Start
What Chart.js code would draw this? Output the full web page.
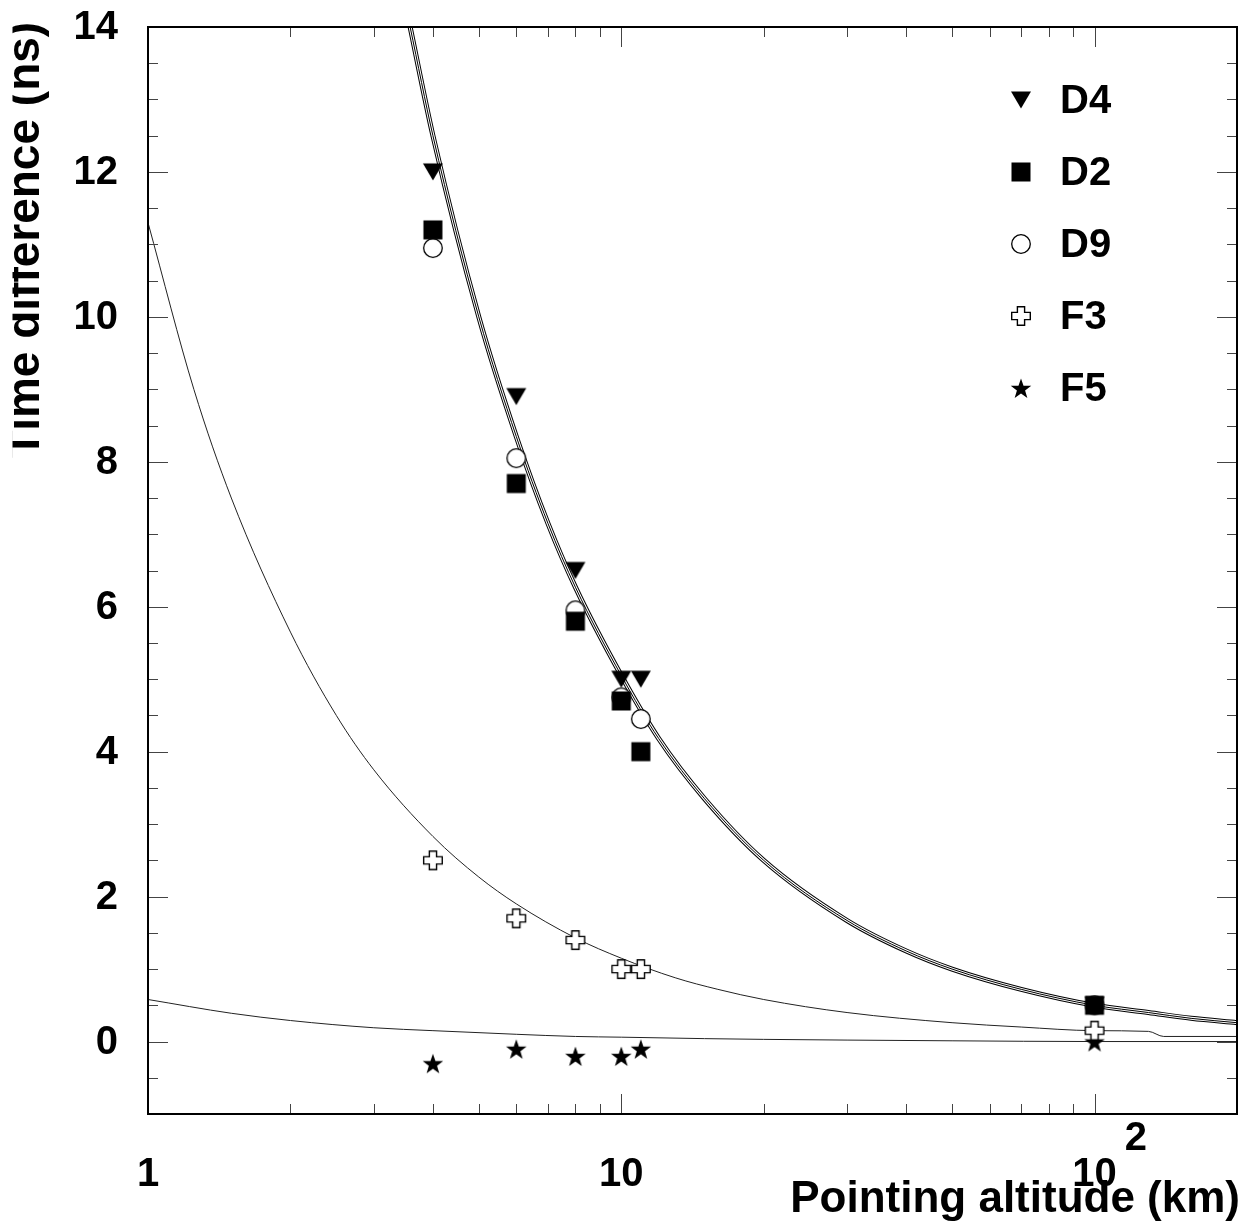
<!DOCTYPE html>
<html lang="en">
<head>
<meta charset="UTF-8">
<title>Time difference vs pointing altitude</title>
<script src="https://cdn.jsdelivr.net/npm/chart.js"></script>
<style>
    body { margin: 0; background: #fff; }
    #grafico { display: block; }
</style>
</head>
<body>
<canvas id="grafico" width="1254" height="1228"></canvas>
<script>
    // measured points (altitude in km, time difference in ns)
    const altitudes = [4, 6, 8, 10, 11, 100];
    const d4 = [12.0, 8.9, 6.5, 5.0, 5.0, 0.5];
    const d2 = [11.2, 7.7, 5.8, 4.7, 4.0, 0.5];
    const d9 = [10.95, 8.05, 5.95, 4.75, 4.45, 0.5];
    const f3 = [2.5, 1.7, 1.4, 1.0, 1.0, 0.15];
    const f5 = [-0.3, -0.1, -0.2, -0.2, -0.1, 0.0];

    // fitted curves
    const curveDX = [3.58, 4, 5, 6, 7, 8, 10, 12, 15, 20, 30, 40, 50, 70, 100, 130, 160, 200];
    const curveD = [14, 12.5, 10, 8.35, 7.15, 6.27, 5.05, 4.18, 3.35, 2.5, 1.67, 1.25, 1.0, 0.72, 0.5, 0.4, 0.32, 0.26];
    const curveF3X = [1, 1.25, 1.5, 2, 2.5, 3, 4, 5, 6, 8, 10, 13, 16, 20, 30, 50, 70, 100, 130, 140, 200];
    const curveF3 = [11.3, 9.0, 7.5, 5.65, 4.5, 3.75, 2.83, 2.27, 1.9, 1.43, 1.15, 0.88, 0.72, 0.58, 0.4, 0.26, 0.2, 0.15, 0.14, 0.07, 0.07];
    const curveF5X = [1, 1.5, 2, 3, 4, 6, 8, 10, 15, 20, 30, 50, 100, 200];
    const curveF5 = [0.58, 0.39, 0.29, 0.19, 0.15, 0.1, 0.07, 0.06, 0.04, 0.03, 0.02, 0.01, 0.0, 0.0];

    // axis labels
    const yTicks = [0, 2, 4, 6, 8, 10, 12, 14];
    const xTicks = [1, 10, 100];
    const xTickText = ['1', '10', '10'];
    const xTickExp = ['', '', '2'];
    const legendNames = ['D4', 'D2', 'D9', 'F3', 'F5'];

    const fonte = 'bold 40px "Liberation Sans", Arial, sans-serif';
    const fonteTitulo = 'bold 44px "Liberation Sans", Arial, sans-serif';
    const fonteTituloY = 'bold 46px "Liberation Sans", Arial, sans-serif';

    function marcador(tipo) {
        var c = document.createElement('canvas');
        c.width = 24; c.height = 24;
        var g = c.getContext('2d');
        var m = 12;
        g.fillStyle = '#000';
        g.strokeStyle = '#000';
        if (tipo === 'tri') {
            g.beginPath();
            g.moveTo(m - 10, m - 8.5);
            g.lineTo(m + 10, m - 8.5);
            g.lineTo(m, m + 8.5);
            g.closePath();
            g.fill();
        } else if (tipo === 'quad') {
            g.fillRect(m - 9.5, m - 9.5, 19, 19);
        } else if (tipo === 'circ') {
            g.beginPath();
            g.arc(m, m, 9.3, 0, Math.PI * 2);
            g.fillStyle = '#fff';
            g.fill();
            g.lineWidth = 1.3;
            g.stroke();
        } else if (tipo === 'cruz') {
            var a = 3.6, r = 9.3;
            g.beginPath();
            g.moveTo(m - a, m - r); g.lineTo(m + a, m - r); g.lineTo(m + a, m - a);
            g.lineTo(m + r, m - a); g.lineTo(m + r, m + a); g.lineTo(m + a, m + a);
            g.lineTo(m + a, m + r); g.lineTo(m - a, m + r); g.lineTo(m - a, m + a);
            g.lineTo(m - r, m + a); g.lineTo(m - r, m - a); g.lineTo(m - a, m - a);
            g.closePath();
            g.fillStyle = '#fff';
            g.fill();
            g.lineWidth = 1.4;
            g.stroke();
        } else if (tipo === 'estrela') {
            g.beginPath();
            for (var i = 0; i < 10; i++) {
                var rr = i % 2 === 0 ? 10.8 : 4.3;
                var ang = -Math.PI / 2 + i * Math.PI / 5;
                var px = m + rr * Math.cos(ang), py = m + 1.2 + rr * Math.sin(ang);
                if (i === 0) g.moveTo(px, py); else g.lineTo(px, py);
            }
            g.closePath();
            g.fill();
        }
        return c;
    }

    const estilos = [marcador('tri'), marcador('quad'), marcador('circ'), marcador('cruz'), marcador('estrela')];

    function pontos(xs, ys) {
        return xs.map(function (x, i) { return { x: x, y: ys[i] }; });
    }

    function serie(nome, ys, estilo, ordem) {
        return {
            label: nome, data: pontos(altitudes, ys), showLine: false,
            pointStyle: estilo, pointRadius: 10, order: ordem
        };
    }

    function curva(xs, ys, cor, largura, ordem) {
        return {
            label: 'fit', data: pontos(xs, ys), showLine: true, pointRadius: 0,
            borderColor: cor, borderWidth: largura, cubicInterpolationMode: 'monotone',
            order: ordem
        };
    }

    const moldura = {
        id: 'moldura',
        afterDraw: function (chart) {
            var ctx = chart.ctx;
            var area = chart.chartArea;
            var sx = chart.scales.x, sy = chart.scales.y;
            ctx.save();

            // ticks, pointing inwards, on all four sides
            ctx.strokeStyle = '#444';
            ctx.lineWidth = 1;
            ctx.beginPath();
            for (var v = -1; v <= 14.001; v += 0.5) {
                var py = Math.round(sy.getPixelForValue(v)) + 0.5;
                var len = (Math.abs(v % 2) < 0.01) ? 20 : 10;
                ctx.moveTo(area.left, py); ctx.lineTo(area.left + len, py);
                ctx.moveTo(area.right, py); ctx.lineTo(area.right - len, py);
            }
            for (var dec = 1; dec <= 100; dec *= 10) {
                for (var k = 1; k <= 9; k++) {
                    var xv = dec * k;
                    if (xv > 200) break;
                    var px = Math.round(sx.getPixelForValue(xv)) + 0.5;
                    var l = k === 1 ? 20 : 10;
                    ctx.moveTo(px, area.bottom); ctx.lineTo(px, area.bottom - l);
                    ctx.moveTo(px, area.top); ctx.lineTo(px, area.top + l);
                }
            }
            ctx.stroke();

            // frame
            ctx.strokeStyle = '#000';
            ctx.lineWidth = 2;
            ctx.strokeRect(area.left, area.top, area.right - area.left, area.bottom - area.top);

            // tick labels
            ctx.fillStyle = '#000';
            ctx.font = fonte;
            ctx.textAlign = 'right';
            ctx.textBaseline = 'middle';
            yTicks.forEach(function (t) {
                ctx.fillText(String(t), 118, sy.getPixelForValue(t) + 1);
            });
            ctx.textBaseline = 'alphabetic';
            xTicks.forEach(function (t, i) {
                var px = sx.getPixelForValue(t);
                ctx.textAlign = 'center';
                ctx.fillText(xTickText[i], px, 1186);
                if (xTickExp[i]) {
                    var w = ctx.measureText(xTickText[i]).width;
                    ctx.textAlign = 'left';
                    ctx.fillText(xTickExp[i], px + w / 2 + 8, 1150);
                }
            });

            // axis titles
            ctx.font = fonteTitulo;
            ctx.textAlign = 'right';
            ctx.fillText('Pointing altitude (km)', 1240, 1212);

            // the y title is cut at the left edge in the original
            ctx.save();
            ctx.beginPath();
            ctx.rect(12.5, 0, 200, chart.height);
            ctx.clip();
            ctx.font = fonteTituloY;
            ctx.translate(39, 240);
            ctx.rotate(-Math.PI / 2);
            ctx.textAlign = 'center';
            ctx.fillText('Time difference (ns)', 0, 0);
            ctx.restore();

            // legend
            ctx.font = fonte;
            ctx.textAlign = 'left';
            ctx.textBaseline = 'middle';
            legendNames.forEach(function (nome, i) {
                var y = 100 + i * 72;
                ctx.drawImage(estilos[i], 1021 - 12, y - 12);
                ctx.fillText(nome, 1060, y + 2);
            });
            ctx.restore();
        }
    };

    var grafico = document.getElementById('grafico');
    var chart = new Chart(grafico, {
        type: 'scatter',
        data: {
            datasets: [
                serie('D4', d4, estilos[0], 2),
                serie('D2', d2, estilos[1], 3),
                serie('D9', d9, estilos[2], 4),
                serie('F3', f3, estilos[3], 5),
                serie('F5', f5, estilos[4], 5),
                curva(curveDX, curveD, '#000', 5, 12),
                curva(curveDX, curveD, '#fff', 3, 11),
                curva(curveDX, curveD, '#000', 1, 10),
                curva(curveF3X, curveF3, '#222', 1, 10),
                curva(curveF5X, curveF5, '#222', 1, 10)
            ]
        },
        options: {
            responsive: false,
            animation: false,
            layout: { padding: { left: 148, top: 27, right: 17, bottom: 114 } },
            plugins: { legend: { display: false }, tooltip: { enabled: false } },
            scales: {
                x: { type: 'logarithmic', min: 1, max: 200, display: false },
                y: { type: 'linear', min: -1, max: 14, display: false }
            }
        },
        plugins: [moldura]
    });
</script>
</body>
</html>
End
WORK REQUIRED: Set down again, exactly, the lines of the material above from its first line to the one with "const f5 = [-0.3, -0.1, -0.2, -0.2, -0.1, 0.0];", inclusive. Leave the pictures out.

FINISHED TASK:
What Chart.js code would draw this? Output the full web page.
<!DOCTYPE html>
<html lang="en">
<head>
<meta charset="UTF-8">
<title>Time difference vs pointing altitude</title>
<script src="https://cdn.jsdelivr.net/npm/chart.js"></script>
<style>
    body { margin: 0; background: #fff; }
    #grafico { display: block; }
</style>
</head>
<body>
<canvas id="grafico" width="1254" height="1228"></canvas>
<script>
    // measured points (altitude in km, time difference in ns)
    const altitudes = [4, 6, 8, 10, 11, 100];
    const d4 = [12.0, 8.9, 6.5, 5.0, 5.0, 0.5];
    const d2 = [11.2, 7.7, 5.8, 4.7, 4.0, 0.5];
    const d9 = [10.95, 8.05, 5.95, 4.75, 4.45, 0.5];
    const f3 = [2.5, 1.7, 1.4, 1.0, 1.0, 0.15];
    const f5 = [-0.3, -0.1, -0.2, -0.2, -0.1, 0.0];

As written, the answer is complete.